**Exercise requirements**
Extract the listing in its entirety, keeping each line identical to the original.

---------- Data provided ----------

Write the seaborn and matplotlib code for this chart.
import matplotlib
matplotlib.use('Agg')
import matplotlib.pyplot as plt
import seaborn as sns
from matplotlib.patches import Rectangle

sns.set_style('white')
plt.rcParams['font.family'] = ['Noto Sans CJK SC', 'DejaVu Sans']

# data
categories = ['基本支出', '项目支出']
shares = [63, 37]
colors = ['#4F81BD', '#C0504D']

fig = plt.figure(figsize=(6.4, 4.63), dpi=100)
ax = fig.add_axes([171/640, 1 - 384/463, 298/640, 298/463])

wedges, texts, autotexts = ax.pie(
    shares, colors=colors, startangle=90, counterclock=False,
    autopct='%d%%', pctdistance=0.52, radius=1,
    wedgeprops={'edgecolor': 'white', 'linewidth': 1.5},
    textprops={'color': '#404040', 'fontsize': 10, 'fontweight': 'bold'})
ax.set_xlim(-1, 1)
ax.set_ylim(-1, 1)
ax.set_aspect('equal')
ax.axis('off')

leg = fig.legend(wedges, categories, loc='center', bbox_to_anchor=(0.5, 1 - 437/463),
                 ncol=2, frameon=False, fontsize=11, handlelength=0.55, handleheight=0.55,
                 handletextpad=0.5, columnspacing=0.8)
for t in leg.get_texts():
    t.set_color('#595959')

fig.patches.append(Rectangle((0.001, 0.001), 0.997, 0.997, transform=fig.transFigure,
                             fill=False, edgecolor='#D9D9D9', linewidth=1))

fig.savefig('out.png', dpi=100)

----------

**Exercise solution**
Write the seaborn and matplotlib code for this chart.
import matplotlib
matplotlib.use('Agg')
import matplotlib.pyplot as plt
import seaborn as sns
from matplotlib.patches import Rectangle

sns.set_style('white')
plt.rcParams['font.family'] = ['Noto Sans CJK SC', 'DejaVu Sans']

# data
categories = ['基本支出', '项目支出']
shares = [63, 37]
colors = ['#4F81BD', '#C0504D']

fig = plt.figure(figsize=(6.4, 4.63), dpi=100)
ax = fig.add_axes([171/640, 1 - 384/463, 298/640, 298/463])

wedges, texts, autotexts = ax.pie(
    shares, colors=colors, startangle=90, counterclock=False,
    autopct='%d%%', pctdistance=0.52, radius=1,
    wedgeprops={'edgecolor': 'white', 'linewidth': 1.5},
    textprops={'color': '#404040', 'fontsize': 10, 'fontweight': 'bold'})
ax.set_xlim(-1, 1)
ax.set_ylim(-1, 1)
ax.set_aspect('equal')
ax.axis('off')

leg = fig.legend(wedges, categories, loc='center', bbox_to_anchor=(0.5, 1 - 437/463),
                 ncol=2, frameon=False, fontsize=11, handlelength=0.55, handleheight=0.55,
                 handletextpad=0.5, columnspacing=0.8)
for t in leg.get_texts():
    t.set_color('#595959')

fig.patches.append(Rectangle((0.001, 0.001), 0.997, 0.997, transform=fig.transFigure,
                             fill=False, edgecolor='#D9D9D9', linewidth=1))

fig.savefig('out.png', dpi=100)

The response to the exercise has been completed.